■ Description of the task:
Nothing outside the lines from the one containing "Give me the matplotlib source for this chart." through the one containing "color=dark, lw=1.2, zorder=3)" should be copied, and no pictures either. Copy those lines exactly.

..........

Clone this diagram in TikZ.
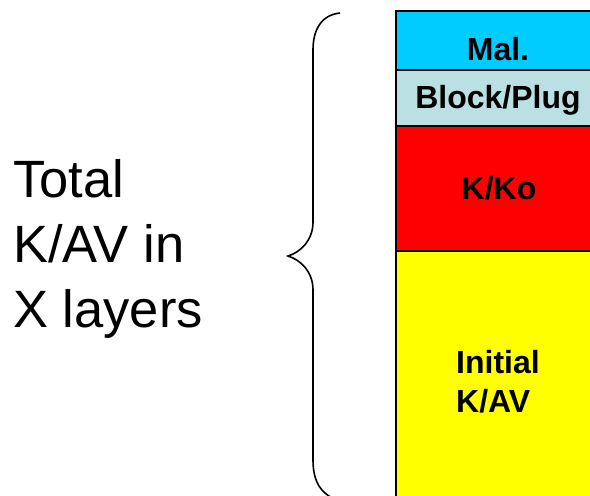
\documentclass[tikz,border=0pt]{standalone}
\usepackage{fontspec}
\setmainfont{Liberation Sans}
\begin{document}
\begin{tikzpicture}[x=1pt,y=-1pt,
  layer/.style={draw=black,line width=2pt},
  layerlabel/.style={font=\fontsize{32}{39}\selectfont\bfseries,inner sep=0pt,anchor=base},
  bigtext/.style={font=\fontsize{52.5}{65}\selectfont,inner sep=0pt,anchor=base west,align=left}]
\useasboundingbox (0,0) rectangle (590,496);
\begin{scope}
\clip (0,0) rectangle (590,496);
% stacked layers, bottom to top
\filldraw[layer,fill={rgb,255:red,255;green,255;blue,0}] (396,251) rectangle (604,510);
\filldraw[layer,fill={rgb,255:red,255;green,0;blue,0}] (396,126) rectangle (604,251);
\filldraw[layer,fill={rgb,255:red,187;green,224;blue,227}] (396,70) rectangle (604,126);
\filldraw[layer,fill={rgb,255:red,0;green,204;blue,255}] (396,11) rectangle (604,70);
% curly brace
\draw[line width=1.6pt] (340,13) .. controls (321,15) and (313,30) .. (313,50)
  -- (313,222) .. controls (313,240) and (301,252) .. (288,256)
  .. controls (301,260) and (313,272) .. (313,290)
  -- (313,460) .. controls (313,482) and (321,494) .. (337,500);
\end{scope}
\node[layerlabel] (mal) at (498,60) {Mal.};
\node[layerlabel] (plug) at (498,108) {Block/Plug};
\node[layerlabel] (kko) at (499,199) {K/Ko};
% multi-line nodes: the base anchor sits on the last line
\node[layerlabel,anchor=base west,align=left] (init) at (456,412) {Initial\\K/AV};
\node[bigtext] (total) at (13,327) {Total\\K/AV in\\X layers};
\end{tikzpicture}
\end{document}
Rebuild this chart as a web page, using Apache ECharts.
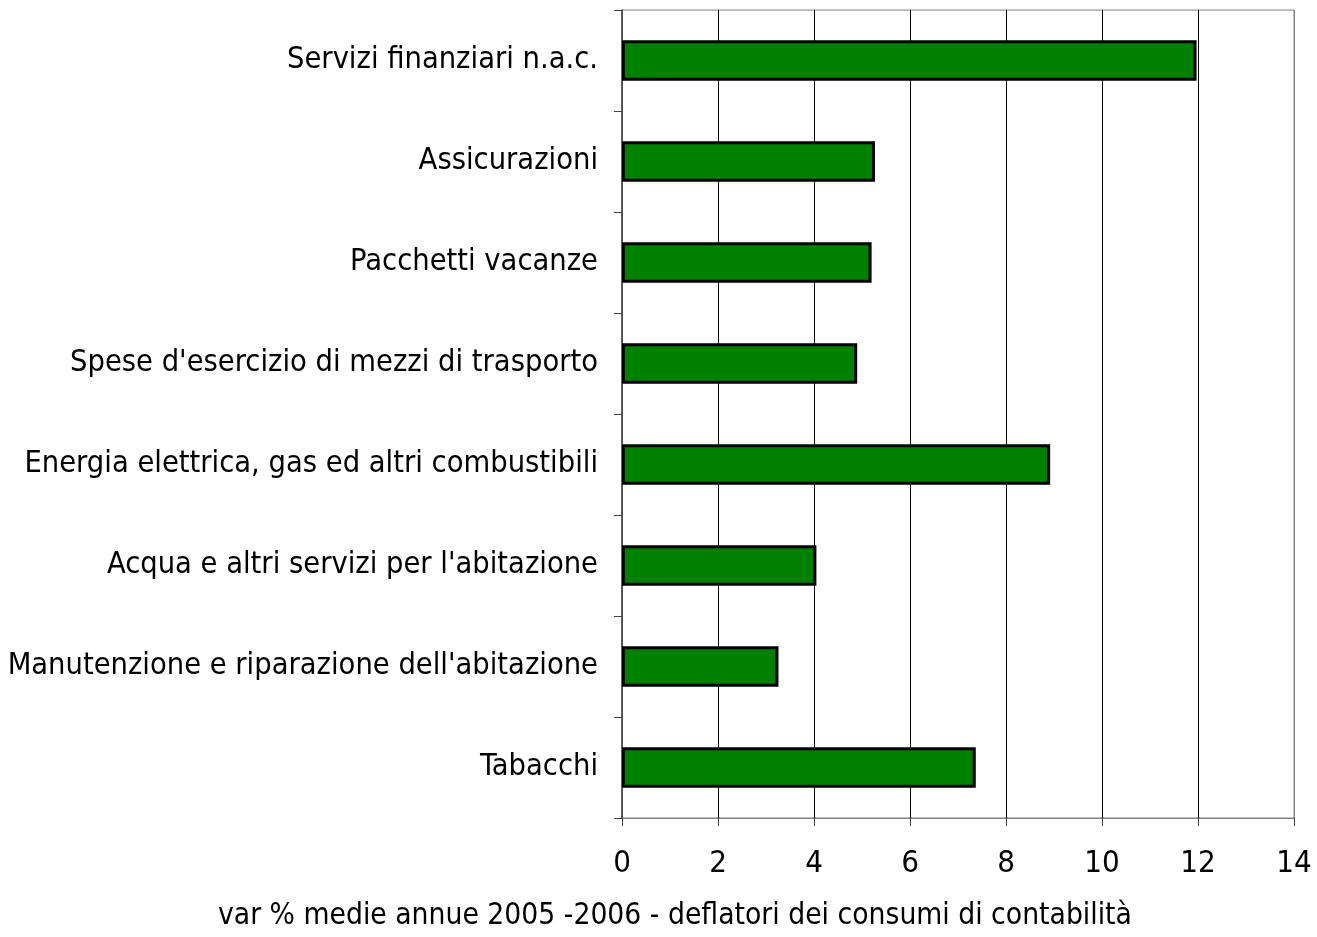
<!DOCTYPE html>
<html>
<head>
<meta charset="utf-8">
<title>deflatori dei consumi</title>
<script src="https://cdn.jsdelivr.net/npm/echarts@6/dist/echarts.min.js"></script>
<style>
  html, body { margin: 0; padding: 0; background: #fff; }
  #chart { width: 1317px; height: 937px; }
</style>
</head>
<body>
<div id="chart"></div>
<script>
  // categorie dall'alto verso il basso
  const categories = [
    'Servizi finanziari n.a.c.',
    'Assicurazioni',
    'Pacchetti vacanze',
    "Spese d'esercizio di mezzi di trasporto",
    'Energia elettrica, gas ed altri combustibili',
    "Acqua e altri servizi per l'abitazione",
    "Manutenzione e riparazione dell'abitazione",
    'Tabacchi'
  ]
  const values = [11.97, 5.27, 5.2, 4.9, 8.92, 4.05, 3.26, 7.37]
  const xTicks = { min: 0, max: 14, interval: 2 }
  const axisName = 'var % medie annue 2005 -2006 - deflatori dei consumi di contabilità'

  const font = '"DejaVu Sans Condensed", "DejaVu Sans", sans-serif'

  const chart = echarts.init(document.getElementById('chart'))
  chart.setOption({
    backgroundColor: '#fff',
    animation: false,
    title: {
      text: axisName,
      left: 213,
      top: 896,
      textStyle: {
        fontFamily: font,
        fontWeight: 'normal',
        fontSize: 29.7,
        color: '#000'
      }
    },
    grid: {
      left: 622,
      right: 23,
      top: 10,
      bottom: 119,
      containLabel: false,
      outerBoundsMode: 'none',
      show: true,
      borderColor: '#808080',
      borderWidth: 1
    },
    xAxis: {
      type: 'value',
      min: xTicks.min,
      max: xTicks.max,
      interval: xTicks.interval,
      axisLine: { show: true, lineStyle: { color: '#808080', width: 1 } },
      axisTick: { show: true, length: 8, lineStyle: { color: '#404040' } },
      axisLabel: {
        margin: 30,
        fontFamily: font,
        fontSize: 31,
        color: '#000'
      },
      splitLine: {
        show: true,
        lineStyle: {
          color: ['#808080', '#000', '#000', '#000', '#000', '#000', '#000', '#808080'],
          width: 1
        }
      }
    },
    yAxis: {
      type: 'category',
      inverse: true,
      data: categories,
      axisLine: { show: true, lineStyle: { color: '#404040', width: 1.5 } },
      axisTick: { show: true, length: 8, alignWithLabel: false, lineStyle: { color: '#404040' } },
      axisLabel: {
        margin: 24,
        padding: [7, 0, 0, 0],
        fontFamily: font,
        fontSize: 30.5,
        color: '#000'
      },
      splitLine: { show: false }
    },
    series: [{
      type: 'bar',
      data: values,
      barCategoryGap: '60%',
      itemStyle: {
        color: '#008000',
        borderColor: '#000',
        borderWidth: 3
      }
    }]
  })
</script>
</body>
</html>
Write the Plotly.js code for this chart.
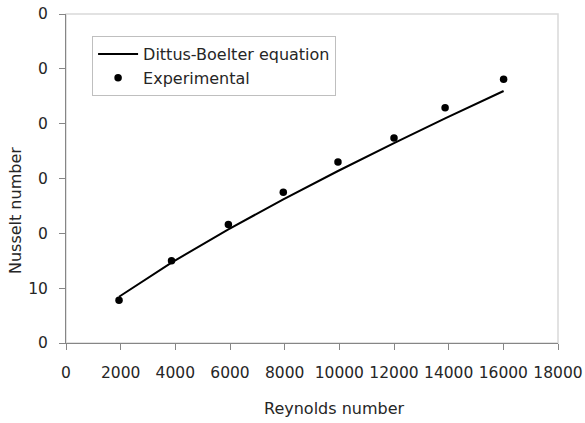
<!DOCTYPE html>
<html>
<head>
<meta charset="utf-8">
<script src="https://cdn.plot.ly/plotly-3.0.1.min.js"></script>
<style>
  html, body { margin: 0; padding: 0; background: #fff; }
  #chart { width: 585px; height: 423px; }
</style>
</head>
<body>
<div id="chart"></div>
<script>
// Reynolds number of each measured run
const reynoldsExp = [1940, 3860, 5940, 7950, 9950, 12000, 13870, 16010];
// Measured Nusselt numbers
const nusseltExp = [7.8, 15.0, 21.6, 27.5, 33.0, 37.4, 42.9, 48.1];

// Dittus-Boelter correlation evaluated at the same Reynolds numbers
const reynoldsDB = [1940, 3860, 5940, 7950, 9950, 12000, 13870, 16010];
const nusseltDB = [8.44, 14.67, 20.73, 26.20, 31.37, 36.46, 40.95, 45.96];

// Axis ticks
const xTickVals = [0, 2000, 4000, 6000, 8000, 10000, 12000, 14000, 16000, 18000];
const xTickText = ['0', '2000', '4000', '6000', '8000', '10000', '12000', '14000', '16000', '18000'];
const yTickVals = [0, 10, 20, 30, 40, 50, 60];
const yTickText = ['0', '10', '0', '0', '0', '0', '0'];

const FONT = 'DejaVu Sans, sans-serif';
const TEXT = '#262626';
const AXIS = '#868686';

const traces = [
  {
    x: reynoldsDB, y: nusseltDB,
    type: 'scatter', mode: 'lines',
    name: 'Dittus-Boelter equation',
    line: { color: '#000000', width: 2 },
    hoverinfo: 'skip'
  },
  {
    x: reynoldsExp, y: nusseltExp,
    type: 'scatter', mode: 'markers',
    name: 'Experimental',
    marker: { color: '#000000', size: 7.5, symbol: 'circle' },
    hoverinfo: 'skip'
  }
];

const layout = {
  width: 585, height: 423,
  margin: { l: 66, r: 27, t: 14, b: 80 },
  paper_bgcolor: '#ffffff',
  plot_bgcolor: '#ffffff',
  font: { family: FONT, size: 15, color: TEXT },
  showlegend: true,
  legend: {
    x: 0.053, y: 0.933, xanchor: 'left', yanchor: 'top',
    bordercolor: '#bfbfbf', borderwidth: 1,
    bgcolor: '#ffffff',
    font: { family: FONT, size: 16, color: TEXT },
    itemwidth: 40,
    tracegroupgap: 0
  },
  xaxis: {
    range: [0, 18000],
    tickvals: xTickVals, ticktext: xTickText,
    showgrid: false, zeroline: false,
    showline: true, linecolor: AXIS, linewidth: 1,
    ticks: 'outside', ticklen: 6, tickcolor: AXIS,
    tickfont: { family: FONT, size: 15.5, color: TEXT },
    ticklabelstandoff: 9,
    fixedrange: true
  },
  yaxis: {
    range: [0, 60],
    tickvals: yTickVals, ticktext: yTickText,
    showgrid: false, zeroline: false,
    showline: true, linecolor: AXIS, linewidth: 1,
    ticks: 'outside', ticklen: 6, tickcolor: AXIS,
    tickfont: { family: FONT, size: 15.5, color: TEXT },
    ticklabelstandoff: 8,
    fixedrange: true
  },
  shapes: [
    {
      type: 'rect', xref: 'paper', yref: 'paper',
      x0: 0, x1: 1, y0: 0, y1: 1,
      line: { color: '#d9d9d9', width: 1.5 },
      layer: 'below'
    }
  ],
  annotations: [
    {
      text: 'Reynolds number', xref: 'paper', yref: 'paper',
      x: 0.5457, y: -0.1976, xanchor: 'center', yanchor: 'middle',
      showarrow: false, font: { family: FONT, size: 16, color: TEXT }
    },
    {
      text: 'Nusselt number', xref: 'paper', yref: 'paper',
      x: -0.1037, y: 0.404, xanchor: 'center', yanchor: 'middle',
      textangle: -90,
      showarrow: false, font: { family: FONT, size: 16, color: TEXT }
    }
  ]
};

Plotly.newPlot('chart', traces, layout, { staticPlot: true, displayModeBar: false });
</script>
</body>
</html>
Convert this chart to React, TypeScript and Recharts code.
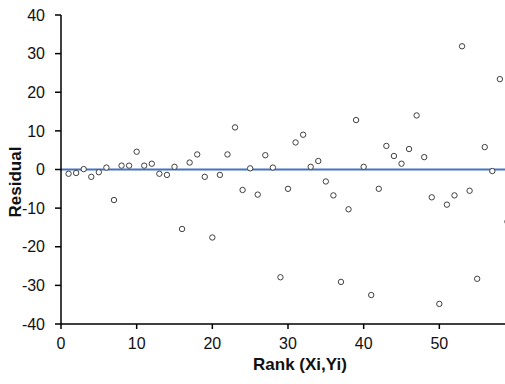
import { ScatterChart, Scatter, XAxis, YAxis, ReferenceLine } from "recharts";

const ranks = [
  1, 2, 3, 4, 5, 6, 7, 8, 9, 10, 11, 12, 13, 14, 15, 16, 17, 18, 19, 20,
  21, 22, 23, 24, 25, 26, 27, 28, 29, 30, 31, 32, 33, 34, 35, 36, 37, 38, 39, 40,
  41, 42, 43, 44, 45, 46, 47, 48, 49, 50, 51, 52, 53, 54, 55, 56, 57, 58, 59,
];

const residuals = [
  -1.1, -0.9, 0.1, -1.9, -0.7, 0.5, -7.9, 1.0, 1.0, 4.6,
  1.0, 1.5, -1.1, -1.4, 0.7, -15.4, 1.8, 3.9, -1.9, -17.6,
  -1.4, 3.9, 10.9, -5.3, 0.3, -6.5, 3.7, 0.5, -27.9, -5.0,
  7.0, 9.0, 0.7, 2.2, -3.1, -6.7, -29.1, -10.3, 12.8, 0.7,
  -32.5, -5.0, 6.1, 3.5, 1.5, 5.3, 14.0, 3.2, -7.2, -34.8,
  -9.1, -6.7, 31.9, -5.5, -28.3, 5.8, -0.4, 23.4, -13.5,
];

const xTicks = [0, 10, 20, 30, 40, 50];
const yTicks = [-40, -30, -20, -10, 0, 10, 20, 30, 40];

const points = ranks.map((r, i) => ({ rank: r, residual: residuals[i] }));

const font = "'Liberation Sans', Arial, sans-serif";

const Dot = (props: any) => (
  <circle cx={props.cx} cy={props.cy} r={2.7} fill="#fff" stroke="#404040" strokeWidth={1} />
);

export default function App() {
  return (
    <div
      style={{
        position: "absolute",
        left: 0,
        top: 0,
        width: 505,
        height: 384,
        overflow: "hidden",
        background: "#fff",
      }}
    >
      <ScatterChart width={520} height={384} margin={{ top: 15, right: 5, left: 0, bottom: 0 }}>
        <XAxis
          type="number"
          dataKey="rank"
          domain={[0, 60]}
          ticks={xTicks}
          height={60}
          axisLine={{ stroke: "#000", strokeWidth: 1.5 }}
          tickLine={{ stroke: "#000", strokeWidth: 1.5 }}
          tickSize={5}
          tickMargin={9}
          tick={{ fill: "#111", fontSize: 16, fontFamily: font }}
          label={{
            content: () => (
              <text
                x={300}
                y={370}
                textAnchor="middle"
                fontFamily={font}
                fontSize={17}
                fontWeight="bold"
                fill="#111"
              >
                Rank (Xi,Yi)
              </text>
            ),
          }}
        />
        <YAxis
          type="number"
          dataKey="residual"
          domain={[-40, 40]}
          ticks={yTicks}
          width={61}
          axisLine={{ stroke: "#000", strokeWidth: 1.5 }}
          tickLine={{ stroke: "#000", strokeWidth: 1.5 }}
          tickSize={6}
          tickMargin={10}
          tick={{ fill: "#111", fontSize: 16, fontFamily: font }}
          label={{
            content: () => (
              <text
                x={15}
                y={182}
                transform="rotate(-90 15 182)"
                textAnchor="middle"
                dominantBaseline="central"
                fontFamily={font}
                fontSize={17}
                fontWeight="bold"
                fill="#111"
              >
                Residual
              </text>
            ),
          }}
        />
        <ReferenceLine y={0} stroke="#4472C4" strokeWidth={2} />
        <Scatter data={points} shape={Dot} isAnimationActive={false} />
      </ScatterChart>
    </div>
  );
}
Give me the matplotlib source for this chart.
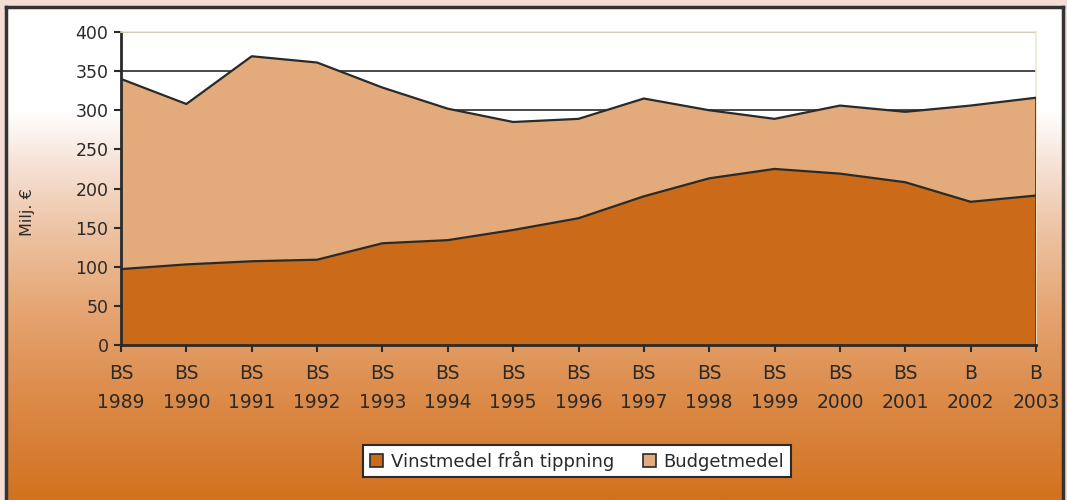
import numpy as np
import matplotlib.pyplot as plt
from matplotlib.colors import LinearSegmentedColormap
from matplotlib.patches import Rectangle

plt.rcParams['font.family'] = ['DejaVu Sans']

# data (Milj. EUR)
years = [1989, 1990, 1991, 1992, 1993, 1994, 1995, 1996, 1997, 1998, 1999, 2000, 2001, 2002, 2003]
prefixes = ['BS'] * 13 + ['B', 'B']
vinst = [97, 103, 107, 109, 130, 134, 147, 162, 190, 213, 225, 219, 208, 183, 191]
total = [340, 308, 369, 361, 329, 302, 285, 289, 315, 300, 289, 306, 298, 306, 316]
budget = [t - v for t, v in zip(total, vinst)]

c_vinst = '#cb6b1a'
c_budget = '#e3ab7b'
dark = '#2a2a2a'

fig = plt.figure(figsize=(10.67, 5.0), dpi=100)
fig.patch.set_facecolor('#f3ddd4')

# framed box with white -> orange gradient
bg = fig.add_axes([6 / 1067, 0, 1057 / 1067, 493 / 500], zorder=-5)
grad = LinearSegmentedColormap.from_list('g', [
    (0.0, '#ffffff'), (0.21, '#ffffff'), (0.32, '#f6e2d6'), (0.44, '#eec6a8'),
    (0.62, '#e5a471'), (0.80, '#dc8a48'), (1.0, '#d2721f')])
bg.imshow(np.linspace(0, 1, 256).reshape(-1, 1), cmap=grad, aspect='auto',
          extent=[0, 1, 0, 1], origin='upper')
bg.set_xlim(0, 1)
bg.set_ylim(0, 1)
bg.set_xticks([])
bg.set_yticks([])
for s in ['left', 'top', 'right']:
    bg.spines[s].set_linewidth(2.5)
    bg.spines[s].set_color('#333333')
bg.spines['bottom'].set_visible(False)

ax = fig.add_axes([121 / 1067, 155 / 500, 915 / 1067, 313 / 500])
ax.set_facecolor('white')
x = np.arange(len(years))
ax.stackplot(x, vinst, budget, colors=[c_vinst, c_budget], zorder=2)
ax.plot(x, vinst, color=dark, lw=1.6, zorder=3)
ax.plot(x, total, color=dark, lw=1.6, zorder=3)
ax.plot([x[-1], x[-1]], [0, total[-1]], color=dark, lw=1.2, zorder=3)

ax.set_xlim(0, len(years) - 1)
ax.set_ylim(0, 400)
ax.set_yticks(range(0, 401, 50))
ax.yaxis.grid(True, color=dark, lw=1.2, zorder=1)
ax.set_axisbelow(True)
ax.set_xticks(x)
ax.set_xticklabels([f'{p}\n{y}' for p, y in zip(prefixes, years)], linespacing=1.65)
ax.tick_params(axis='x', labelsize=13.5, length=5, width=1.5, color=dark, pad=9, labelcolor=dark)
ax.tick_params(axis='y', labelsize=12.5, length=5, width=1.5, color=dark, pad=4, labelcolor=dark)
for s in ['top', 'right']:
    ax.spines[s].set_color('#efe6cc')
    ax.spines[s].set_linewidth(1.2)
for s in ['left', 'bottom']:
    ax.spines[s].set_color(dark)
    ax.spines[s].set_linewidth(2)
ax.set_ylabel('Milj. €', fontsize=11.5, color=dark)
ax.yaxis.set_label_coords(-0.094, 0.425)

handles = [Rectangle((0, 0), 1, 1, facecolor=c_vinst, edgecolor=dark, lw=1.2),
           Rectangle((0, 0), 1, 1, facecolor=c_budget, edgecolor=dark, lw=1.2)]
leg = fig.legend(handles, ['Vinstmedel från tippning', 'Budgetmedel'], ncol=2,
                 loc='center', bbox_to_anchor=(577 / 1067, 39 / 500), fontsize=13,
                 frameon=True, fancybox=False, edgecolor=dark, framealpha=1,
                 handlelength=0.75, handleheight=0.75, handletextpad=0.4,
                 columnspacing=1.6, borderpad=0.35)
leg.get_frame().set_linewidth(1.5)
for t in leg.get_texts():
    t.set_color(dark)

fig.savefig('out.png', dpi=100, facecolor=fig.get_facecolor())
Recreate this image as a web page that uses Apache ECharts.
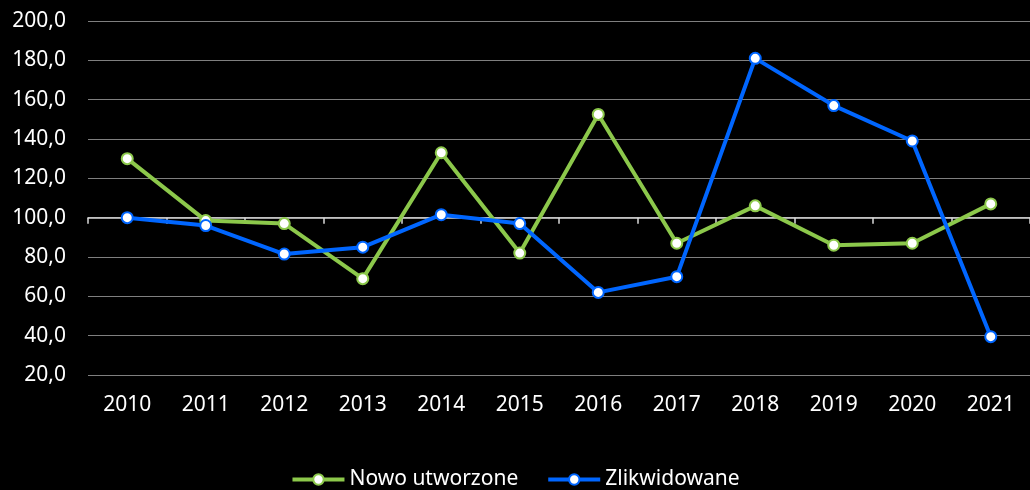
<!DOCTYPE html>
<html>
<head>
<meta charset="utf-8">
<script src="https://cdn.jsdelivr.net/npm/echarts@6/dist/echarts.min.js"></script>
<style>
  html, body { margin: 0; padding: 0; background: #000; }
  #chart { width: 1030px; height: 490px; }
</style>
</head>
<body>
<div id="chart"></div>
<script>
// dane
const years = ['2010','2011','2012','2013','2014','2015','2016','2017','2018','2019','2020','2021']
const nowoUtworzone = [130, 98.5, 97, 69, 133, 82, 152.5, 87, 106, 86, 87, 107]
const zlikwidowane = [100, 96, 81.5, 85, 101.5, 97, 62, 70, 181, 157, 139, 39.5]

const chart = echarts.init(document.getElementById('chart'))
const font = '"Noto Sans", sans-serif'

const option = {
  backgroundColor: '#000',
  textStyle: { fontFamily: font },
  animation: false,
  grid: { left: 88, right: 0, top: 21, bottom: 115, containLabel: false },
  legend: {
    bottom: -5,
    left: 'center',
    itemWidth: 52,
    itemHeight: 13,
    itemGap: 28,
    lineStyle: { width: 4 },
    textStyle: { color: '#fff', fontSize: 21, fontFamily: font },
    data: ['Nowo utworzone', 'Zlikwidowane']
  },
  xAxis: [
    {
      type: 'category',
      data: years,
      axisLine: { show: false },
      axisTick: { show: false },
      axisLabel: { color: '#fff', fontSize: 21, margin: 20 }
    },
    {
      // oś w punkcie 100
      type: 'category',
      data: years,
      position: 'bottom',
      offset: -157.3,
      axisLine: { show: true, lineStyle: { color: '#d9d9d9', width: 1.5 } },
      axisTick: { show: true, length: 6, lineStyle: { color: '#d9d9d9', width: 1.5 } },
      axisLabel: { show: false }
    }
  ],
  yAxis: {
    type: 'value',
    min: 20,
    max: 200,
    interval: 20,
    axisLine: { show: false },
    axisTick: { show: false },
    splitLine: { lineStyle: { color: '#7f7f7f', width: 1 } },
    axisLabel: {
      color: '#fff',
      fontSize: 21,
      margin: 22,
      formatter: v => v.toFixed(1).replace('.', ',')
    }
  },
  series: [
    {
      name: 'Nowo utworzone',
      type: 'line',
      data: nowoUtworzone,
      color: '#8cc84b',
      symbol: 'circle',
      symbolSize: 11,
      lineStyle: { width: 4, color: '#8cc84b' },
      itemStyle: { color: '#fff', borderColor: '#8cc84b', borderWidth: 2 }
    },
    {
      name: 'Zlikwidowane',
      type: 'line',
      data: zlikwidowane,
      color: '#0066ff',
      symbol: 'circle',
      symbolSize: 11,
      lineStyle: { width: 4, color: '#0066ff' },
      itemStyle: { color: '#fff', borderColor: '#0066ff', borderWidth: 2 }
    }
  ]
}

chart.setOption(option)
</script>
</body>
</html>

..........

■ Final result:
Give me the matplotlib source for this chart.
import numpy as np
import matplotlib.pyplot as plt
from matplotlib.colors import LinearSegmentedColormap
from matplotlib.patches import Rectangle

plt.rcParams['font.family'] = ['DejaVu Sans']

# data (Milj. EUR)
years = [1989, 1990, 1991, 1992, 1993, 1994, 1995, 1996, 1997, 1998, 1999, 2000, 2001, 2002, 2003]
prefixes = ['BS'] * 13 + ['B', 'B']
vinst = [97, 103, 107, 109, 130, 134, 147, 162, 190, 213, 225, 219, 208, 183, 191]
total = [340, 308, 369, 361, 329, 302, 285, 289, 315, 300, 289, 306, 298, 306, 316]
budget = [t - v for t, v in zip(total, vinst)]

c_vinst = '#cb6b1a'
c_budget = '#e3ab7b'
dark = '#2a2a2a'

fig = plt.figure(figsize=(10.67, 5.0), dpi=100)
fig.patch.set_facecolor('#f3ddd4')

# framed box with white -> orange gradient
bg = fig.add_axes([6 / 1067, 0, 1057 / 1067, 493 / 500], zorder=-5)
grad = LinearSegmentedColormap.from_list('g', [
    (0.0, '#ffffff'), (0.21, '#ffffff'), (0.32, '#f6e2d6'), (0.44, '#eec6a8'),
    (0.62, '#e5a471'), (0.80, '#dc8a48'), (1.0, '#d2721f')])
bg.imshow(np.linspace(0, 1, 256).reshape(-1, 1), cmap=grad, aspect='auto',
          extent=[0, 1, 0, 1], origin='upper')
bg.set_xlim(0, 1)
bg.set_ylim(0, 1)
bg.set_xticks([])
bg.set_yticks([])
for s in ['left', 'top', 'right']:
    bg.spines[s].set_linewidth(2.5)
    bg.spines[s].set_color('#333333')
bg.spines['bottom'].set_visible(False)

ax = fig.add_axes([121 / 1067, 155 / 500, 915 / 1067, 313 / 500])
ax.set_facecolor('white')
x = np.arange(len(years))
ax.stackplot(x, vinst, budget, colors=[c_vinst, c_budget], zorder=2)
ax.plot(x, vinst, color=dark, lw=1.6, zorder=3)
ax.plot(x, total, color=dark, lw=1.6, zorder=3)
ax.plot([x[-1], x[-1]], [0, total[-1]], color=dark, lw=1.2, zorder=3)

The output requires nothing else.